**RECORDED INFORMATION**
== == ==

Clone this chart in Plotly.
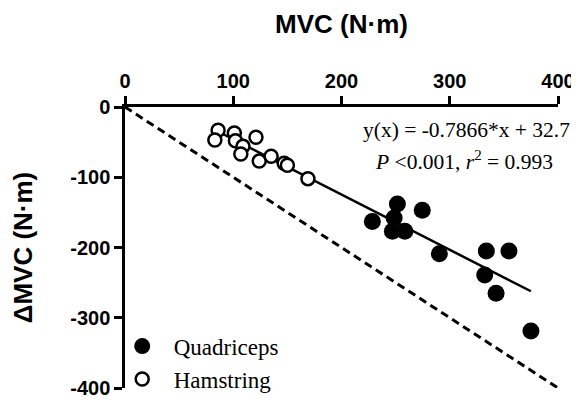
import plotly.graph_objects as go

# Data
quad_x = [228.5, 251.6, 248.6, 247.0, 258.5, 274.6, 290.4, 333.8, 354.7, 332.3, 342.8, 375.0]
quad_y = [-163, -138, -158, -177, -177, -147, -209, -205, -205, -239, -265, -319]
ham_x = [86, 83, 101, 102, 109, 107, 121, 124, 135, 147, 150, 169]
ham_y = [-33, -47, -37, -48, -56, -67, -43, -77, -70, -80, -83, -102]

slope = -0.7866
intercept = 32.7
fit_x = [85, 375]
fit_y = [slope * v + intercept for v in fit_x]

ident_x = [0, 400]
ident_y = [0, -400]

x_ticks = [0, 100, 200, 300, 400]
x_ticktext = ["0", "100", "200", "300", "400"]
y_ticks = [0, -100, -200, -300, -400]
y_ticktext = ["0", "-100", "-200", "-300", "-400"]

SANS = "Liberation Sans, Arial, sans-serif"
SERIF = "Liberation Serif, Times New Roman, serif"

fig = go.Figure()

fig.add_trace(go.Scatter(x=ident_x, y=ident_y, mode="lines",
                         line=dict(color="black", width=3, dash="8px,5px"),
                         showlegend=False, hoverinfo="skip"))
fig.add_trace(go.Scatter(x=fit_x, y=fit_y, mode="lines",
                         line=dict(color="black", width=2.5),
                         showlegend=False, hoverinfo="skip"))
fig.add_trace(go.Scatter(x=quad_x, y=quad_y, mode="markers", name="Quadriceps",
                         legendgroup="q",
                         marker=dict(symbol="circle", size=17, color="black",
                                     line=dict(width=0))))
fig.add_trace(go.Scatter(x=ham_x, y=ham_y, mode="markers", name="Hamstring",
                         legendgroup="h",
                         marker=dict(symbol="circle", size=13, color="white",
                                     line=dict(width=2.5, color="black"))))

fig.add_annotation(text="y(x) = -0.7866*x + 32.7", xref="paper", yref="paper",
                   x=1.0, y=0.918, xanchor="right", yanchor="middle", showarrow=False,
                   xshift=14,
                   font=dict(family=SERIF, size=21.5, color="black"))
fig.add_annotation(text="<i>P</i> &lt;0.001, <i>r</i><sup>2</sup> = 0.993", xref="paper", yref="paper",
                   x=1.0, y=0.808, xanchor="right", yanchor="middle", showarrow=False,
                   xshift=-3,
                   font=dict(family=SERIF, size=21.5, color="black"))

axis_common = dict(showgrid=False, zeroline=False, showline=True, linecolor="black",
                   linewidth=2.5, ticks="outside", ticklen=8, tickwidth=2.5, tickcolor="black",
                   tickfont=dict(family=SANS, size=20, color="black", weight="bold"))

fig.update_xaxes(range=[0, 400], side="top", tickvals=x_ticks, ticktext=x_ticktext,
                 title=dict(text="MVC (N·m)", standoff=30,
                            font=dict(family=SANS, size=26, color="black", weight="bold")),
                 **axis_common)
fig.update_yaxes(range=[-400, 0], tickvals=y_ticks, ticktext=y_ticktext,
                 title=dict(text="ΔMVC (N·m)", standoff=32,
                            font=dict(family=SANS, size=26, color="black", weight="bold")),
                 **axis_common)

fig.update_layout(
    width=579, height=405,
    margin=dict(l=114, r=20, t=99, b=13),
    paper_bgcolor="white", plot_bgcolor="white",
    legend=dict(x=-0.033, y=-0.045, xanchor="left", yanchor="bottom",
                font=dict(family=SERIF, size=23, color="black"),
                bgcolor="rgba(0,0,0,0)", tracegroupgap=0, itemwidth=53),
)

fig.write_html("out.html")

== == ==

**SHORT PROBLEM**
Skip every picture and transcribe the data above exactly.

**COMPLETED EXERCISE**
Clone this chart in Plotly.
import plotly.graph_objects as go

# Data
quad_x = [228.5, 251.6, 248.6, 247.0, 258.5, 274.6, 290.4, 333.8, 354.7, 332.3, 342.8, 375.0]
quad_y = [-163, -138, -158, -177, -177, -147, -209, -205, -205, -239, -265, -319]
ham_x = [86, 83, 101, 102, 109, 107, 121, 124, 135, 147, 150, 169]
ham_y = [-33, -47, -37, -48, -56, -67, -43, -77, -70, -80, -83, -102]

slope = -0.7866
intercept = 32.7
fit_x = [85, 375]
fit_y = [slope * v + intercept for v in fit_x]

ident_x = [0, 400]
ident_y = [0, -400]

x_ticks = [0, 100, 200, 300, 400]
x_ticktext = ["0", "100", "200", "300", "400"]
y_ticks = [0, -100, -200, -300, -400]
y_ticktext = ["0", "-100", "-200", "-300", "-400"]

SANS = "Liberation Sans, Arial, sans-serif"
SERIF = "Liberation Serif, Times New Roman, serif"

fig = go.Figure()

fig.add_trace(go.Scatter(x=ident_x, y=ident_y, mode="lines",
                         line=dict(color="black", width=3, dash="8px,5px"),
                         showlegend=False, hoverinfo="skip"))
fig.add_trace(go.Scatter(x=fit_x, y=fit_y, mode="lines",
                         line=dict(color="black", width=2.5),
                         showlegend=False, hoverinfo="skip"))
fig.add_trace(go.Scatter(x=quad_x, y=quad_y, mode="markers", name="Quadriceps",
                         legendgroup="q",
                         marker=dict(symbol="circle", size=17, color="black",
                                     line=dict(width=0))))
fig.add_trace(go.Scatter(x=ham_x, y=ham_y, mode="markers", name="Hamstring",
                         legendgroup="h",
                         marker=dict(symbol="circle", size=13, color="white",
                                     line=dict(width=2.5, color="black"))))

fig.add_annotation(text="y(x) = -0.7866*x + 32.7", xref="paper", yref="paper",
                   x=1.0, y=0.918, xanchor="right", yanchor="middle", showarrow=False,
                   xshift=14,
                   font=dict(family=SERIF, size=21.5, color="black"))
fig.add_annotation(text="<i>P</i> &lt;0.001, <i>r</i><sup>2</sup> = 0.993", xref="paper", yref="paper",
                   x=1.0, y=0.808, xanchor="right", yanchor="middle", showarrow=False,
                   xshift=-3,
                   font=dict(family=SERIF, size=21.5, color="black"))

axis_common = dict(showgrid=False, zeroline=False, showline=True, linecolor="black",
                   linewidth=2.5, ticks="outside", ticklen=8, tickwidth=2.5, tickcolor="black",
                   tickfont=dict(family=SANS, size=20, color="black", weight="bold"))

fig.update_xaxes(range=[0, 400], side="top", tickvals=x_ticks, ticktext=x_ticktext,
                 title=dict(text="MVC (N·m)", standoff=30,
                            font=dict(family=SANS, size=26, color="black", weight="bold")),
                 **axis_common)
fig.update_yaxes(range=[-400, 0], tickvals=y_ticks, ticktext=y_ticktext,
                 title=dict(text="ΔMVC (N·m)", standoff=32,
                            font=dict(family=SANS, size=26, color="black", weight="bold")),
                 **axis_common)

fig.update_layout(
    width=579, height=405,
    margin=dict(l=114, r=20, t=99, b=13),
    paper_bgcolor="white", plot_bgcolor="white",
    legend=dict(x=-0.033, y=-0.045, xanchor="left", yanchor="bottom",
                font=dict(family=SERIF, size=23, color="black"),
                bgcolor="rgba(0,0,0,0)", tracegroupgap=0, itemwidth=53),
)

fig.write_html("out.html")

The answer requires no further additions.